Set exercise:
Find the lines with "LaTeX" in them and copy them out.

Material for the task:
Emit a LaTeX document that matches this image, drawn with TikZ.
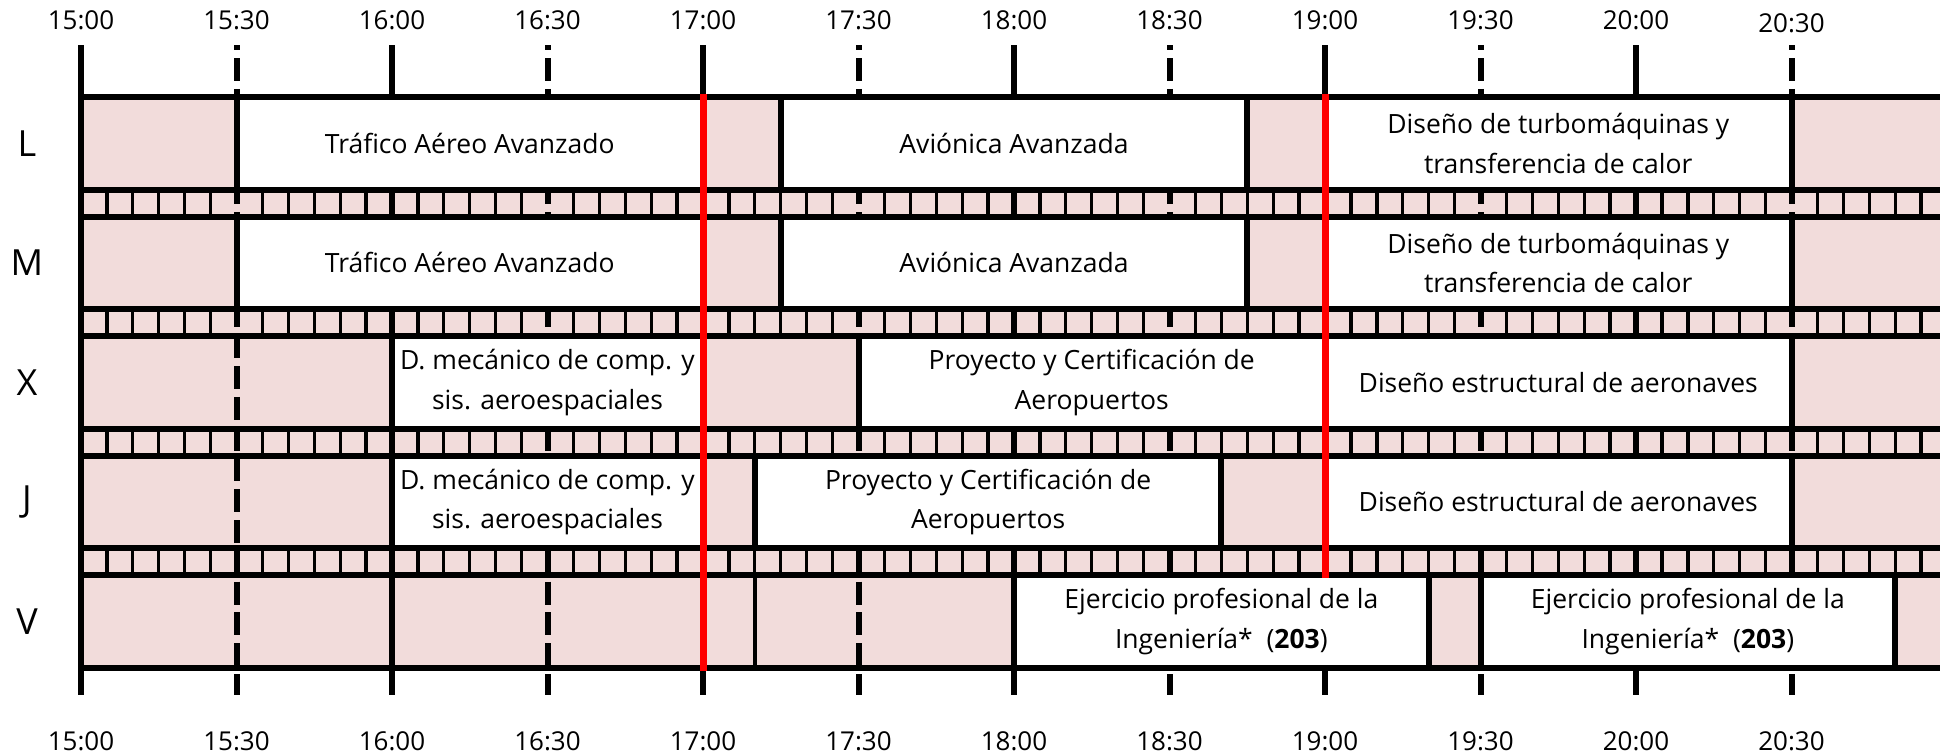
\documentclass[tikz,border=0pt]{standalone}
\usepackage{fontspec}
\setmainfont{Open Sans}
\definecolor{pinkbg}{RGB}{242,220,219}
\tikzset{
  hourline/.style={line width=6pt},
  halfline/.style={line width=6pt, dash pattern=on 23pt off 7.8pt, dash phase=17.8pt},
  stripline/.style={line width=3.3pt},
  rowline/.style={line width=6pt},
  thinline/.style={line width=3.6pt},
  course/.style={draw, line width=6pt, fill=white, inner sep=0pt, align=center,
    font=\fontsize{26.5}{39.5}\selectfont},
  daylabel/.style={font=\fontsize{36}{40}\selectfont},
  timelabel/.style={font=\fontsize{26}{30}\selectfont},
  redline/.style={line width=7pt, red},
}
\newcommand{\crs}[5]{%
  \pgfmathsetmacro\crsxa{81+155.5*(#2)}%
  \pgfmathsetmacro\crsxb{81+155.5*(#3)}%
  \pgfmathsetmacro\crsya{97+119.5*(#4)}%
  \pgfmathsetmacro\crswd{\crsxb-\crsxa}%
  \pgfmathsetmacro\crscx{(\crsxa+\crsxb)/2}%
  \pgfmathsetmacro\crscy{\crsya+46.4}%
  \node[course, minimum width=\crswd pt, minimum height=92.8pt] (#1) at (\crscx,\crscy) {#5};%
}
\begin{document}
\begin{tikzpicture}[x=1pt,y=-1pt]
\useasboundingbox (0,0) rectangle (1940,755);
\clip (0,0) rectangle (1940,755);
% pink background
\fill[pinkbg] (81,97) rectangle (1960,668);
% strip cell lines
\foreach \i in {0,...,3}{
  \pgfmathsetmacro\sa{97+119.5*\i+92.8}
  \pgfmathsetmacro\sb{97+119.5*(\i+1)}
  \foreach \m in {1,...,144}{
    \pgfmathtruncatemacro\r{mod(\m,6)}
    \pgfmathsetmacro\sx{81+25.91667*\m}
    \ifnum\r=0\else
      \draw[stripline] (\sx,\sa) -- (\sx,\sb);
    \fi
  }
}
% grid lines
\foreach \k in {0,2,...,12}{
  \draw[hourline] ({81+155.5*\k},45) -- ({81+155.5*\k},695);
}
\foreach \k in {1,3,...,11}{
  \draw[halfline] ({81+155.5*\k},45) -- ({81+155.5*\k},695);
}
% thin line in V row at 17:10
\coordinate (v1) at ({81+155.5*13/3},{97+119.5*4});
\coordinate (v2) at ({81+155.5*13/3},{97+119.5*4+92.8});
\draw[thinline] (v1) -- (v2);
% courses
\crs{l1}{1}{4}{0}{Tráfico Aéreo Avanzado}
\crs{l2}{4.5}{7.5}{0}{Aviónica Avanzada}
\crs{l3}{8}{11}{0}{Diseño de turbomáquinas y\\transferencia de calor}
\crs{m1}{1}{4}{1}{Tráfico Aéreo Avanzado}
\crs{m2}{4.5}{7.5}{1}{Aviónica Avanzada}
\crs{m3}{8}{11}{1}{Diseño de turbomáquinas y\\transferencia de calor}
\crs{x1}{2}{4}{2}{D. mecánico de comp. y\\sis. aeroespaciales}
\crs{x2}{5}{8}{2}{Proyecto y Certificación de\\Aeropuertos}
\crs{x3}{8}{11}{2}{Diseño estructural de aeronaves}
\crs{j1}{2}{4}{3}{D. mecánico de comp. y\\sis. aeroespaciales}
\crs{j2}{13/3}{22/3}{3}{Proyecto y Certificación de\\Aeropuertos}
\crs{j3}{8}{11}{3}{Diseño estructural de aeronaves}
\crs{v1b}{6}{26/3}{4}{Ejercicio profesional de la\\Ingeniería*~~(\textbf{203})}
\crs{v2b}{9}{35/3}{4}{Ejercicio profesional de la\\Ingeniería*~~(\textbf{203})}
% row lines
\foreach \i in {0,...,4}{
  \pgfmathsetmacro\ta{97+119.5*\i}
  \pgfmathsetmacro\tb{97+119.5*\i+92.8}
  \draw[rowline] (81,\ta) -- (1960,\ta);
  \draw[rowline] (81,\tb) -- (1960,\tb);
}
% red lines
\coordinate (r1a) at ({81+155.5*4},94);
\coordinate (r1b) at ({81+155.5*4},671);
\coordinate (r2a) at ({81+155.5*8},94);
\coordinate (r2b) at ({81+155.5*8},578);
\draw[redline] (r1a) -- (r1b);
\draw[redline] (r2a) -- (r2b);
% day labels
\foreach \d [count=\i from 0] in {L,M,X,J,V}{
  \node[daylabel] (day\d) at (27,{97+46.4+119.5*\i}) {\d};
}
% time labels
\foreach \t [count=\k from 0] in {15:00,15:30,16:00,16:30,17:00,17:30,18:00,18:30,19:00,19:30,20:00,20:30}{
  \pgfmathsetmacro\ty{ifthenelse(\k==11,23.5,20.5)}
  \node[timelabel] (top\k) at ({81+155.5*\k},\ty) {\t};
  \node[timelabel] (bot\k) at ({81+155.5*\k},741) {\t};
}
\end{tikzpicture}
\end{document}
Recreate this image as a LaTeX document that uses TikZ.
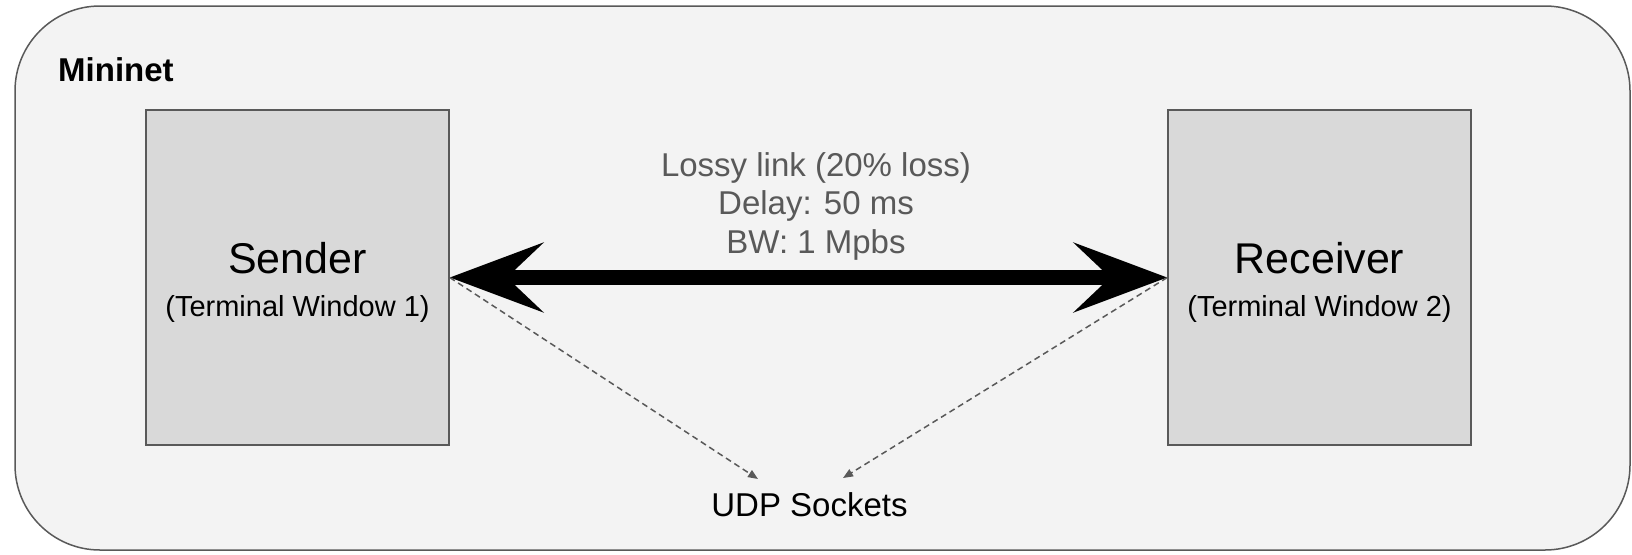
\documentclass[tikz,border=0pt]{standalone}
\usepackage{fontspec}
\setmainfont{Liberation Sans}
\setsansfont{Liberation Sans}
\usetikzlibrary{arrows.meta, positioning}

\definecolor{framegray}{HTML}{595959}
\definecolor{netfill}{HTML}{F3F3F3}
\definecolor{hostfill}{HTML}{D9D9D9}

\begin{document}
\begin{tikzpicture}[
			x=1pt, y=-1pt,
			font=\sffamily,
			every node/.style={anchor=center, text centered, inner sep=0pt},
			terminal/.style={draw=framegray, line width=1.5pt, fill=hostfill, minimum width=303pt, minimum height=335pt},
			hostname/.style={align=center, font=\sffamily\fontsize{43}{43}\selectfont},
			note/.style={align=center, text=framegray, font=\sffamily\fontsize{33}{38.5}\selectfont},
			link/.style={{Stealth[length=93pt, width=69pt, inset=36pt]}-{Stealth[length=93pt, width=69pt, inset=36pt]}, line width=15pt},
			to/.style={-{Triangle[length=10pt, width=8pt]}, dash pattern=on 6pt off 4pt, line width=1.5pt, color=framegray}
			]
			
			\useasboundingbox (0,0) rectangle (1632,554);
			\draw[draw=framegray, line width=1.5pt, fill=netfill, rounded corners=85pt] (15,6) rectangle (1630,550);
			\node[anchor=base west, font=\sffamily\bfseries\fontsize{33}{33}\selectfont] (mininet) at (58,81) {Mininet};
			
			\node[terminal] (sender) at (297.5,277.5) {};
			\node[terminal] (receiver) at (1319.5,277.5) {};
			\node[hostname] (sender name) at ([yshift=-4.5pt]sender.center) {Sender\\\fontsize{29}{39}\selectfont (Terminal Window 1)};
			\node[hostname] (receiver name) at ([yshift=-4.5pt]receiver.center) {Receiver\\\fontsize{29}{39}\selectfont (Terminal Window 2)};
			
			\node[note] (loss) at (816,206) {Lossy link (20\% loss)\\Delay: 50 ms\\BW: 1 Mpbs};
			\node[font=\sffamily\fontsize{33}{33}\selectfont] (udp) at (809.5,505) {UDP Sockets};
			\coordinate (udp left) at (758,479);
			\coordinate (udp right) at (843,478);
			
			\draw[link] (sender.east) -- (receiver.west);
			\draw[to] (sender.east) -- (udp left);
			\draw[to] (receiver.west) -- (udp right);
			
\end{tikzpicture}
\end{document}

Written answer:
Emit a LaTeX document that matches this image, drawn with TikZ.
Recreate this image as a LaTeX document that uses TikZ.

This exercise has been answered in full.